• [Problem]: From the first line of the listing below, retype each line up to and including the one with "ax = fig.add_axes([129"; pictures stay out.

====== Data shown ======

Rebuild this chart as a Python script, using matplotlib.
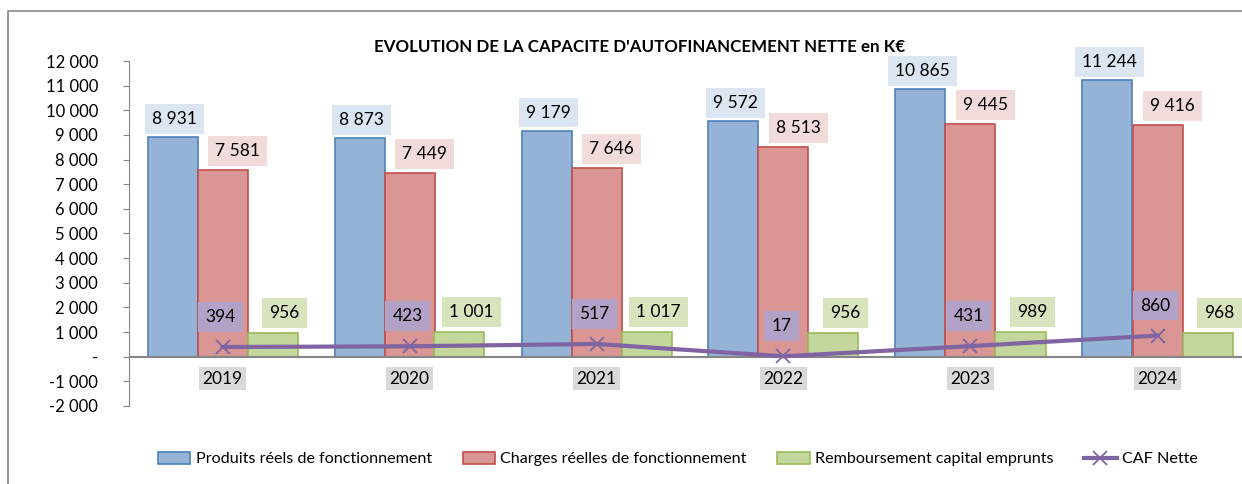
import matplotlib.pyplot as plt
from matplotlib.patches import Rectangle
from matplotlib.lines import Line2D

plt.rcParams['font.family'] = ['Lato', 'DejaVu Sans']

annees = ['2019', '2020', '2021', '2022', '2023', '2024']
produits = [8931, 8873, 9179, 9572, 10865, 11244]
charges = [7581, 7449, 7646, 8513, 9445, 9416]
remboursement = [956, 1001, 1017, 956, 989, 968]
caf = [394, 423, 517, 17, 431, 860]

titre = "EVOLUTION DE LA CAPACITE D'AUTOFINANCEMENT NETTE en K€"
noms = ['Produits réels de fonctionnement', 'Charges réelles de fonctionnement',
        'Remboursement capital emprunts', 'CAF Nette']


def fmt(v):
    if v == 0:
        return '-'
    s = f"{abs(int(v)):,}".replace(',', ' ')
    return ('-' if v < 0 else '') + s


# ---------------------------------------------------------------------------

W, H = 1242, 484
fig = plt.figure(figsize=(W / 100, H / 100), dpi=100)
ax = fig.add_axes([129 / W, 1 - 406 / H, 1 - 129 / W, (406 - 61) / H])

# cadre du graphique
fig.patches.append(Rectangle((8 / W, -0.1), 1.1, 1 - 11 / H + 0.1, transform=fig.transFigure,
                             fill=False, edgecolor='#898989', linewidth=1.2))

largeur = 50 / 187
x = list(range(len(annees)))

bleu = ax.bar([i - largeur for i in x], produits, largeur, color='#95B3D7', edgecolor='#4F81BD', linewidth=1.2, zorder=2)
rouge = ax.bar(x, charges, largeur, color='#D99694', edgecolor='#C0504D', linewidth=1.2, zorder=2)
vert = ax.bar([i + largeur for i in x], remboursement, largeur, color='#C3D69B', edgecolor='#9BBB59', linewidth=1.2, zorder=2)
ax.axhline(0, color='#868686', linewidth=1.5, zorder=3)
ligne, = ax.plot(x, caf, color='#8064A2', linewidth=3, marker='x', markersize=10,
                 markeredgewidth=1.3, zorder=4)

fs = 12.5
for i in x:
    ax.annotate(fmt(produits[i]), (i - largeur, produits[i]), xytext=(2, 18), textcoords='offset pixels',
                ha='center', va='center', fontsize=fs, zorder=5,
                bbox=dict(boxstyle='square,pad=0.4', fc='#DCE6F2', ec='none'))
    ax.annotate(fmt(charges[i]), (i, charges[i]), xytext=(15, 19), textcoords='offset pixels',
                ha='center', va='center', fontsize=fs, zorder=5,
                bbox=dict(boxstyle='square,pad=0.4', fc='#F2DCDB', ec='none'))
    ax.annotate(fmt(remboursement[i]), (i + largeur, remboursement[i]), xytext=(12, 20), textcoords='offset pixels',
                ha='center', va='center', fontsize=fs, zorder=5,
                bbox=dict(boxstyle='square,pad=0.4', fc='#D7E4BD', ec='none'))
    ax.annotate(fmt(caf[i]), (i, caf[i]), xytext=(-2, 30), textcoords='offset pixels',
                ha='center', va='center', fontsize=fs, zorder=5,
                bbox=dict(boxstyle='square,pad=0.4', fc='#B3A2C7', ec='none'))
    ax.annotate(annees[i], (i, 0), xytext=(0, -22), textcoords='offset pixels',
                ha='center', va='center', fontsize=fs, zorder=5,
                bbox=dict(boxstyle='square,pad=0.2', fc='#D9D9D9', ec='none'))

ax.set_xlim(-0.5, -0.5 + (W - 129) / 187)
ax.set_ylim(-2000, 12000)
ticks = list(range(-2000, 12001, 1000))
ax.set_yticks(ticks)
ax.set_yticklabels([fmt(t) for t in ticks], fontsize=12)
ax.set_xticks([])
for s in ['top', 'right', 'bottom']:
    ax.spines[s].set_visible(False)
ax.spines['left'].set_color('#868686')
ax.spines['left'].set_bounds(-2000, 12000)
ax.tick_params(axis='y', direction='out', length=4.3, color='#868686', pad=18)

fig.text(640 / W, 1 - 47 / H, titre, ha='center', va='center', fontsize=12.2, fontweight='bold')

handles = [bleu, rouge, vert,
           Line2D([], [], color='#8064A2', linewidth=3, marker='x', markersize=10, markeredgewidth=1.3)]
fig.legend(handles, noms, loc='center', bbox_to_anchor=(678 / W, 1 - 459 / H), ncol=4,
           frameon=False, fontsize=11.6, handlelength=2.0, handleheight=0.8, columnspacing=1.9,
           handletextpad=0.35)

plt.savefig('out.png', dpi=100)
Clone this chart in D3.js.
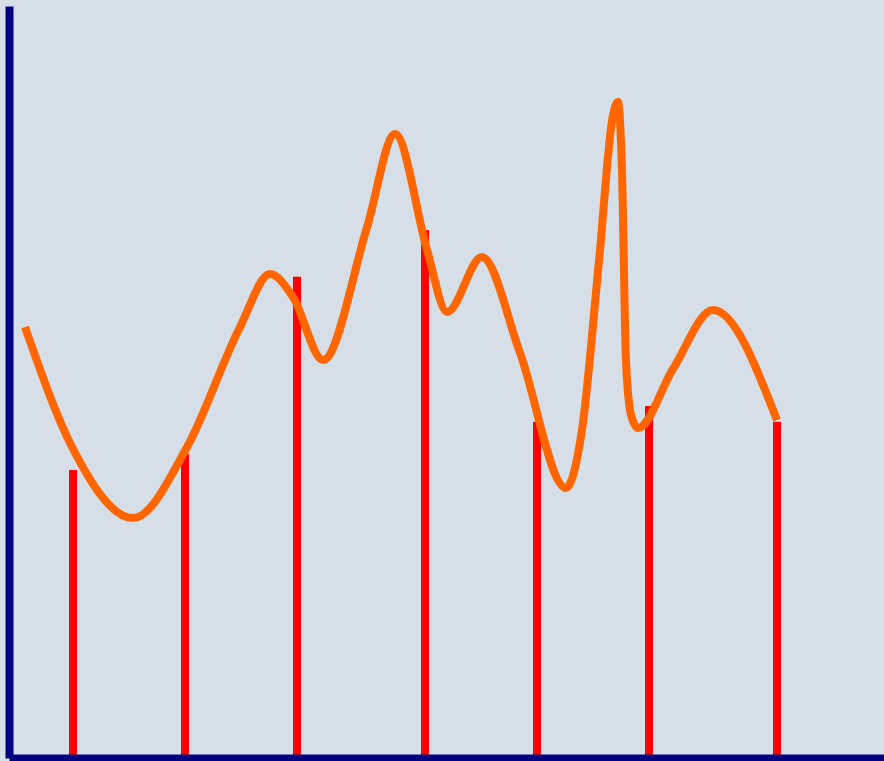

======

• [Output for this task]:
Rebuild this chart as a Python script, using matplotlib.
import matplotlib.pyplot as plt
from matplotlib.patches import Rectangle
from matplotlib.lines import Line2D

plt.rcParams['font.family'] = ['Lato', 'DejaVu Sans']

annees = ['2019', '2020', '2021', '2022', '2023', '2024']
produits = [8931, 8873, 9179, 9572, 10865, 11244]
charges = [7581, 7449, 7646, 8513, 9445, 9416]
remboursement = [956, 1001, 1017, 956, 989, 968]
caf = [394, 423, 517, 17, 431, 860]

titre = "EVOLUTION DE LA CAPACITE D'AUTOFINANCEMENT NETTE en K€"
noms = ['Produits réels de fonctionnement', 'Charges réelles de fonctionnement',
        'Remboursement capital emprunts', 'CAF Nette']


def fmt(v):
    if v == 0:
        return '-'
    s = f"{abs(int(v)):,}".replace(',', ' ')
    return ('-' if v < 0 else '') + s


# ---------------------------------------------------------------------------

W, H = 1242, 484
fig = plt.figure(figsize=(W / 100, H / 100), dpi=100)
ax = fig.add_axes([129 / W, 1 - 406 / H, 1 - 129 / W, (406 - 61) / H])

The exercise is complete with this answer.